Traykovski, who investigates how storms interact with coasts, envisions one day dropping a few of these robots into hurricanes. “Right now NOAA [the National Oceanic and Atmospheric Administration] monitors hurricanes with hurricane hunter airplanes, which carry out overflights to drop a few instruments into the storms to measure their pressure and other properties at a given time,” he said. “With robotic albatrosses, you can imagine them staying with a hurricane as it goes up the coast for weeks at a time.”

Future research not only needs to test how UNAv performs with a sail added to it, but to explore how well it performs against waves. Still, with low winds, waves are relatively small, “so touching the water is a manageable challenge,” Bousquet said. In contrast, with high winds and waves, “there is enough wind to be flying like an albatross, and no need to dip the keel in the water, so in principle, the waves are less of a problem.”

To help UNAv deal with any large waves that it cannot avoid, there is technology “for drones to autonomously navigate through forests using machine-vision and path-planning algorithms,” Bousquet noted. “We want to use these technologies to teach the UNAv how to fly in strong weather with large waves.”

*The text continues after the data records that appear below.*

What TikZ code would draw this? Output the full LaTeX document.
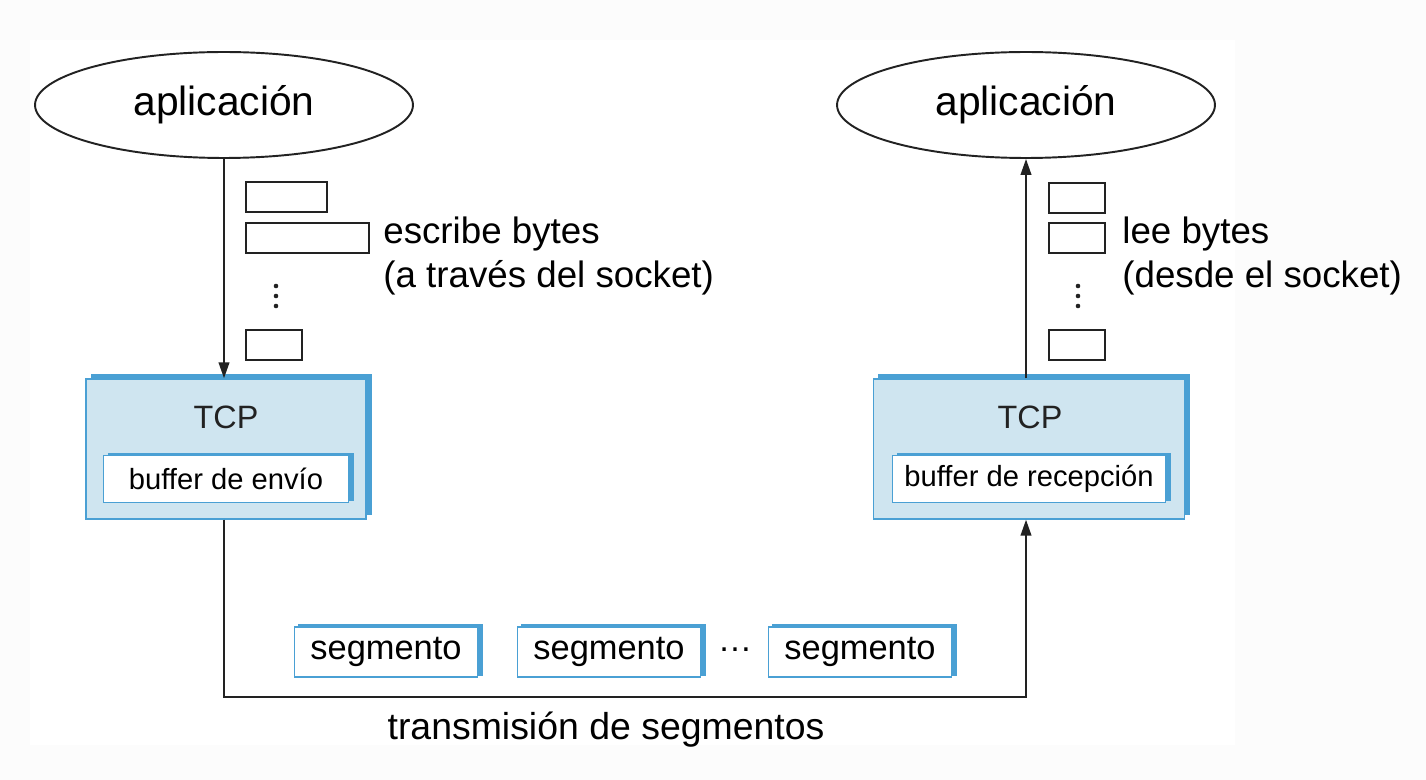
\documentclass[tikz,border=0pt]{standalone}
\usepackage{fontspec}
\setmainfont{Liberation Sans}
\usetikzlibrary{shapes.geometric,arrows.meta,shadows}
\definecolor{tcpfill}{RGB}{207,229,240}
\definecolor{tcpblue}{RGB}{74,160,212}
\definecolor{linegray}{RGB}{34,34,34}
\begin{document}
\begin{tikzpicture}[x=0.02cm,y=-0.02cm,
    app/.style={ellipse,draw=linegray,line width=1.1pt,inner sep=0pt,
        minimum width=7.56cm,minimum height=2.12cm,font=\fontsize{23.2}{27}\selectfont},
    tcpbox/.style={rectangle,draw=tcpblue,fill=tcpfill,line width=0.8pt,
        minimum height=2.8cm,
        drop shadow={shadow xshift=3pt,shadow yshift=2.6pt,fill=tcpblue,draw=tcpblue,opacity=1}},
    bufbox/.style={rectangle,draw=tcpblue,fill=white,line width=0.8pt,inner sep=0pt,
        minimum height=0.94cm,font=\fontsize{16.6}{20}\selectfont,
        drop shadow={shadow xshift=3pt,shadow yshift=1.2pt,fill=tcpblue,draw=tcpblue,opacity=1}},
    segbox/.style={rectangle,draw=tcpblue,fill=white,line width=0.8pt,inner sep=0pt,
        minimum width=3.66cm,minimum height=1.0cm,font=\fontsize{19.6}{23}\selectfont,
        drop shadow={shadow xshift=2.6pt,shadow yshift=1.2pt,fill=tcpblue,draw=tcpblue,opacity=1}},
    databox/.style={rectangle,draw=linegray,line width=0.8pt,inner sep=0pt,minimum height=0.6cm},
    tcplbl/.style={text=linegray,font=\fontsize{18.4}{22}\selectfont},
    sidelbl/.style={anchor=west,align=left,inner sep=0pt,font=\fontsize{20.9}{25}\selectfont},
    arr/.style={draw=linegray,line width=1.1pt,-{Triangle[length=9pt,width=6pt]}}]
    \useasboundingbox (0,0) rectangle (1426,780);
    \fill[gray!2.5] (0,0) rectangle (1426,780);
    \fill[white] (30,40) rectangle (1235,745);

    % aplicaciones
    \node[app] (appL) at (224,105) {aplicación};
    \node[app] (appR) at (1026,105) {aplicación};

    % TCP
    \node[tcpbox,minimum width=5.6cm] (tcpL) at (226,449) {};
    \node[tcpbox,minimum width=6.22cm] (tcpR) at (1029,449) {};
    \node[tcplbl] (tcpLlbl) at (226,417) {TCP};
    \node[tcplbl] (tcpRlbl) at (1030,417) {TCP};
    \node[bufbox,minimum width=4.9cm] (bufL) at (226,479) {buffer de envío\hspace{10pt}};
    \node[bufbox,minimum width=5.46cm] (bufR) at (1029,479) {buffer de recepción};

    % bytes
    \node[databox,minimum width=1.62cm] (byteL1) at (286.5,197) {};
    \node[databox,minimum width=2.46cm] (byteL2) at (307.5,238) {};
    \node[databox,minimum width=1.12cm] (byteL3) at (274,345) {};
    \node[databox,minimum width=1.12cm] (byteR1) at (1077,198) {};
    \node[databox,minimum width=1.12cm] (byteR2) at (1077,238) {};
    \node[databox,minimum width=1.12cm] (byteR3) at (1077,345) {};
    \foreach \y in {286,296,306} {
        \fill[linegray] (276,\y) circle (1.3pt);
        \fill[linegray] (1078,\y) circle (1.3pt);
    }
    \node[sidelbl] (escribe) at (383,256) {escribe bytes\\(a través del socket)};
    \node[sidelbl] (lee) at (1122,256) {lee bytes\\(desde el socket)};

    % segmentos
    \node[segbox] (seg1) at (386,652) {segmento};
    \node[segbox] (seg2) at (609,652) {segmento};
    \node[font=\fontsize{19.6}{23}\selectfont] (segdots) at (735,650) {\textellipsis};
    \node[segbox] (seg3) at (860,652) {segmento};
    \coordinate (bus) at (600,697);
    \node[font=\fontsize{21.3}{25}\selectfont] (trans) at (606,730) {transmisión de segmentos};

    \draw[arr] (appL.south) -- (appL.south |- tcpL.north);
    \draw[arr] (appR.south |- tcpR.north) -- (appR.south);
    \draw[arr] (appL.south |- tcpL.south) -- (appL.south |- bus) -| (appR.south |- tcpR.south);
\end{tikzpicture}
\end{document}
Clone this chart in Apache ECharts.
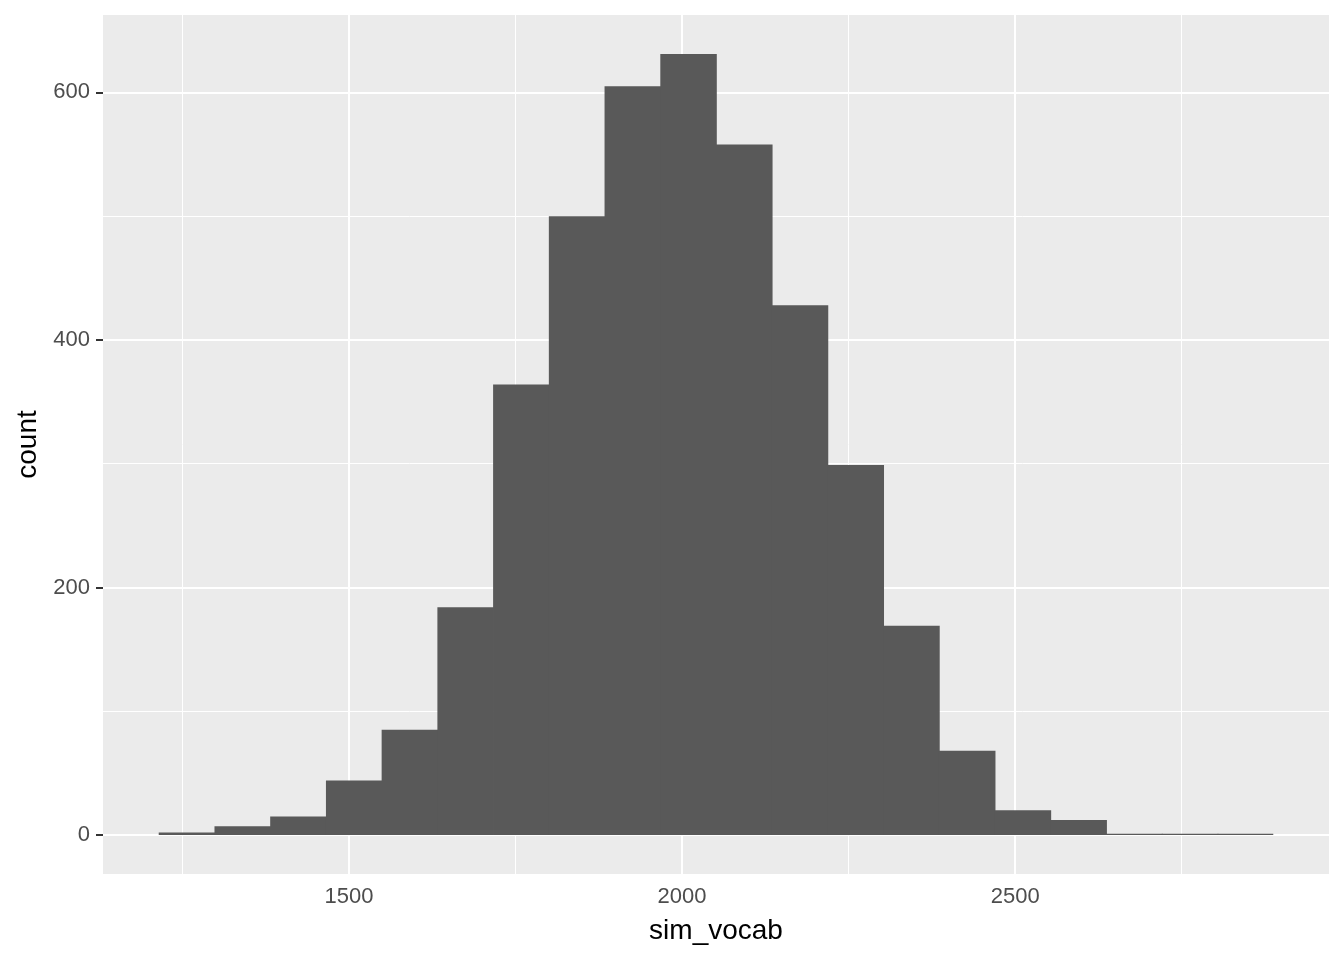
<!DOCTYPE html>
<html>
<head>
<meta charset="utf-8">
<script src="https://cdn.jsdelivr.net/npm/echarts@6/dist/echarts.min.js"></script>
<style>
html,body{margin:0;padding:0;background:#fff;}
#chart{width:1344px;height:960px;}
</style>
</head>
<body>
<div id="chart"></div>
<script>
// Histogram bin edges (sim_vocab) and counts
var binEdges = [1214.4, 1298.1, 1381.7, 1465.4, 1549.0, 1632.7, 1716.3, 1800.0, 1883.6, 1967.3,
                2050.9, 2134.6, 2218.2, 2301.9, 2385.5, 2469.2, 2552.8, 2636.5, 2720.1, 2803.8, 2887.4];
var counts = [2, 7, 15, 44, 85, 184, 364, 500, 605, 631, 558, 428, 299, 169, 68, 20, 12, 1, 1, 1];
// Tick labels / grid breaks
var xMajor = [1500, 2000, 2500];
var xMinor = [1250, 1750, 2250, 2750];
var yMajor = [0, 200, 400, 600];
var yMinor = [100, 300, 500];

var xMin = binEdges[0] - (binEdges[binEdges.length - 1] - binEdges[0]) * 0.05;
var xMax = binEdges[binEdges.length - 1] + (binEdges[binEdges.length - 1] - binEdges[0]) * 0.05;
var cMax = Math.max.apply(null, counts);
var yMin = -cMax * 0.05;
var yMax = cMax * 1.05;

var histData = counts.map(function (c, i) { return [binEdges[i], binEdges[i + 1], c, i]; });

var FONT = '"Liberation Sans", Arial, Helvetica, sans-serif';

function vLines(vals) { return vals.map(function (v) { return { xAxis: v }; }); }
function hLines(vals) { return vals.map(function (v) { return { yAxis: v }; }); }
function plain(v) { return String(v); }

var chart = echarts.init(document.getElementById('chart'), null, { renderer: 'canvas' });
chart.setOption({
  animation: false,
  backgroundColor: '#ffffff',
  grid: {
    left: 103, right: 15, top: 15, bottom: 86,
    show: true, backgroundColor: '#EBEBEB', borderWidth: 0
  },
  xAxis: {
    type: 'value',
    min: xMin, max: xMax,
    name: 'sim_vocab',
    nameLocation: 'middle',
    nameGap: 43,
    nameTextStyle: { color: '#000000', fontSize: 28, fontFamily: FONT, verticalAlign: 'top' },
    axisLine: { show: false },
    axisTick: { show: true, customValues: xMajor, length: 7, lineStyle: { color: '#333333', width: 2 } },
    axisLabel: { customValues: xMajor, formatter: plain, color: '#4D4D4D', fontSize: 22, fontFamily: FONT, margin: 12 },
    splitLine: { show: false },
    minorSplitLine: { show: false }
  },
  yAxis: {
    type: 'value',
    min: yMin, max: yMax,
    name: 'count',
    nameLocation: 'middle',
    nameGap: 61,
    nameRotate: 90,
    nameTextStyle: { color: '#000000', fontSize: 28, fontFamily: FONT },
    axisLine: { show: false },
    axisTick: { show: true, customValues: yMajor, length: 7, lineStyle: { color: '#333333', width: 2 } },
    axisLabel: { customValues: yMajor, formatter: plain, color: '#4D4D4D', fontSize: 22, fontFamily: FONT, margin: 13 },
    splitLine: { show: false }
  },
  series: [
    {
      type: 'line', data: [], z: 1, silent: true,
      markLine: {
        silent: true, symbol: 'none', animation: false,
        label: { show: false },
        lineStyle: { color: '#ffffff', width: 1, type: 'solid' },
        data: vLines(xMinor).concat(hLines(yMinor))
      }
    },
    {
      type: 'line', data: [], z: 2, silent: true,
      markLine: {
        silent: true, symbol: 'none', animation: false,
        label: { show: false },
        lineStyle: { color: '#ffffff', width: 2, type: 'solid' },
        data: vLines(xMajor).concat(hLines(yMajor))
      }
    },
    {
      type: 'custom', z: 5, silent: true,
      data: histData,
      encode: { x: [0, 1], y: 2 },
      renderItem: function (params, api) {
        var p0 = api.coord([api.value(0), api.value(2)]);
        var p1 = api.coord([api.value(1), 0]);
        var last = api.value(3) === counts.length - 1;
        return {
          type: 'rect',
          shape: { x: p0[0], y: p0[1], width: p1[0] - p0[0] + (last ? 0 : 0.8), height: p1[1] - p0[1] },
          style: { fill: '#595959' }
        };
      }
    }
  ]
});
</script>
</body>
</html>
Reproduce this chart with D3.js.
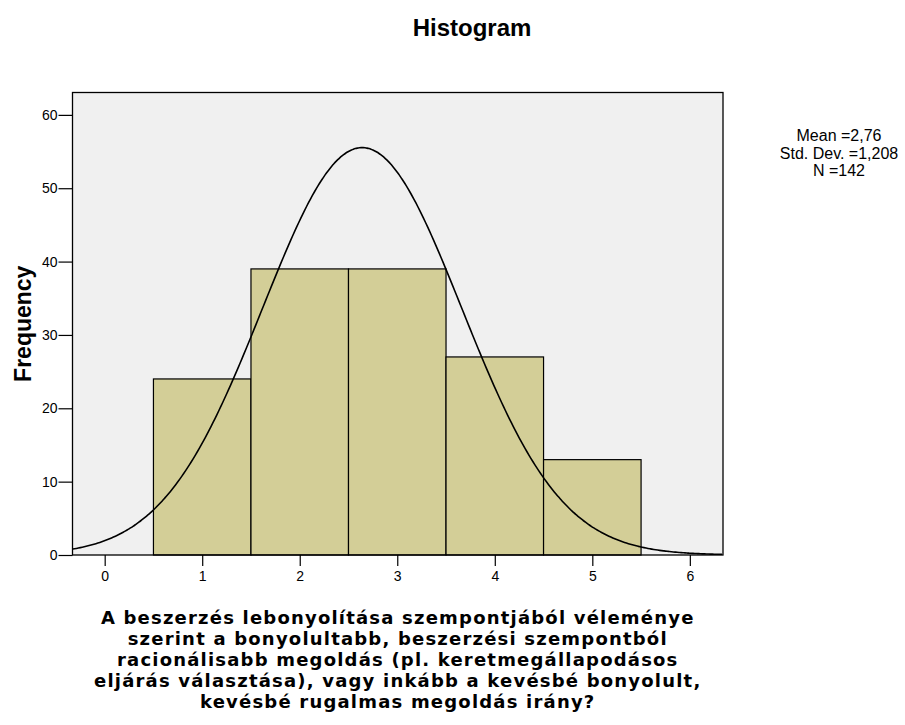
<!DOCTYPE html>
<html>
<head>
<meta charset="utf-8">
<script src="https://cdn.jsdelivr.net/npm/d3@7"></script>
<style>
  body { margin: 0; background: #fff }
  svg { display: block }
  .tick text { font-family: Arial, 'Liberation Sans', sans-serif; font-size: 14px; fill: #000 }
</style>
</head>
<body>
<div id="chart"></div>
<script>
var binStarts = [0.5, 1.5, 2.5, 3.5, 4.5]
var binEnds = [1.5, 2.5, 3.5, 4.5, 5.5]
var counts = [24, 39, 39, 27, 13]
var xTicks = [0, 1, 2, 3, 4, 5, 6]
var yTicks = [0, 10, 20, 30, 40, 50, 60]
var statLines = ['Mean =2,76', 'Std. Dev. =1,208', 'N =142']
var xLabelLines = [
  'A beszerzés lebonyolítása szempontjából véleménye',
  'szerint a bonyolultabb, beszerzési szempontból',
  'racionálisabb megoldás (pl. keretmegállapodásos',
  'eljárás választása), vagy inkább a kevésbé bonyolult,',
  'kevésbé rugalmas megoldás irány?'
]
// normal curve as drawn over the bars
var curveN = 142
var curveMean = 2.64
var curveSd = 1.02
var binWidth = 1

var width = 905
var height = 725
var plot = { left: 72.5, top: 92.5, right: 723, bottom: 555 }

var svg = d3.select('#chart').append('svg')
  .attr('width', width)
  .attr('height', height)

var x = d3.scaleLinear()
  .domain([-0.33, 6.34])
  .range([plot.left, plot.right])

var y = d3.scaleLinear()
  .domain([0, 63.05])
  .range([plot.bottom, plot.top])

// plot background
svg.append('rect')
  .attr('x', plot.left)
  .attr('y', plot.top)
  .attr('width', plot.right - plot.left)
  .attr('height', plot.bottom - plot.top)
  .attr('fill', '#f0f0f0')

var bins = counts.map(function(c, i) {
  return { x0: binStarts[i], x1: binEnds[i], count: c }
})

svg.append('g').selectAll('rect')
  .data(bins)
  .enter()
  .append('rect')
  .attr('x', function(d) { return x(d.x0) })
  .attr('y', function(d) { return y(d.count) })
  .attr('width', function(d) { return x(d.x1) - x(d.x0) })
  .attr('height', function(d) { return y(0) - y(d.count) })
  .attr('fill', '#d3ce97')
  .attr('stroke', '#000')
  .attr('stroke-width', 1.2)

// normal curve
var curveXs = d3.range(x.domain()[0], x.domain()[1] + 0.001, 0.02)
var line = d3.line()
  .x(function(d) { return x(d) })
  .y(function(d) { return y(density(d)) })
  .curve(d3.curveBasis)

function density(v) {
  var z = (v - curveMean) / curveSd
  return curveN * binWidth * Math.exp(-0.5 * z * z) / (curveSd * Math.sqrt(2 * Math.PI))
}

svg.append('clipPath').attr('id', 'clip')
  .append('rect')
  .attr('x', plot.left)
  .attr('y', plot.top)
  .attr('width', plot.right - plot.left)
  .attr('height', plot.bottom - plot.top)

svg.append('path')
  .datum(curveXs)
  .attr('clip-path', 'url(#clip)')
  .attr('d', line)
  .attr('fill', 'none')
  .attr('stroke', '#000')
  .attr('stroke-width', 1.6)

// frame
svg.append('rect')
  .attr('x', plot.left)
  .attr('y', plot.top)
  .attr('width', plot.right - plot.left)
  .attr('height', plot.bottom - plot.top)
  .attr('fill', 'none')
  .attr('stroke', '#000')
  .attr('stroke-width', 1.3)

// axes
var xAxis = svg.append('g')
  .attr('transform', 'translate(0,' + plot.bottom + ')')
  .call(d3.axisBottom(x).tickValues(xTicks).tickSize(11).tickPadding(5).tickFormat(d3.format('d')))
xAxis.select('.domain').remove()

var yAxis = svg.append('g')
  .attr('transform', 'translate(' + plot.left + ',0)')
  .call(d3.axisLeft(y).tickValues(yTicks).tickSize(14).tickPadding(1).tickFormat(d3.format('d')))
yAxis.select('.domain').remove()
svg.selectAll('.tick line').attr('stroke', '#000').attr('stroke-width', 1.2)

// title
svg.append('text')
  .attr('x', 472)
  .attr('y', 36)
  .attr('text-anchor', 'middle')
  .style('font-family', "Arial, 'Liberation Sans', sans-serif")
  .style('font-weight', 'bold')
  .style('font-size', '24px')
  .text('Histogram')

// y label
svg.append('text')
  .attr('transform', 'translate(31,' + ((plot.top + plot.bottom) / 2) + ') rotate(-90)')
  .attr('text-anchor', 'middle')
  .style('font-family', "Arial, 'Liberation Sans', sans-serif")
  .style('font-weight', 'bold')
  .style('font-size', '23px')
  .text('Frequency')

// stats box
svg.append('g').selectAll('text')
  .data(statLines)
  .enter()
  .append('text')
  .attr('x', 839)
  .attr('y', function(d, i) { return 141 + i * 17.5 })
  .attr('text-anchor', 'middle')
  .style('font-family', "Arial, 'Liberation Sans', sans-serif")
  .style('font-size', '16px')
  .text(function(d) { return d })

// x label, tight lines like the source
svg.append('g').selectAll('text')
  .data(xLabelLines)
  .enter()
  .append('text')
  .attr('x', (plot.left + plot.right) / 2)
  .attr('y', function(d, i) { return 624 + i * 21 })
  .attr('text-anchor', 'middle')
  .style('font-family', "'DejaVu Sans', Verdana, sans-serif")
  .style('font-weight', 'bold')
  .style('font-size', '18px')
  .style('letter-spacing', '1.2px')
  .text(function(d) { return d })
</script>
</body>
</html>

Future research should explore what the UNAv should do in case of a crash. Bousquet noted there are prototypes of small UAS that are able to crash land on water and take off again, and researchers may want to pursue a similar robust design with UNAv. On the other hand, scientists may pursue “swarms of disposable systems where crashing is an event just rare enough that swarms are able to perform their monitoring mission even if some UNAvs crash,” Bousquet said.

“There is still a long way to go when it comes to performing robust, long-endurance, wind-powered missions with the UNAv,” Bousquet said. “There is extremely exciting research and development ahead that requires merging aerospace technologies, machine vision and artificial intelligence for flying in waves, and bioinspired technologies.”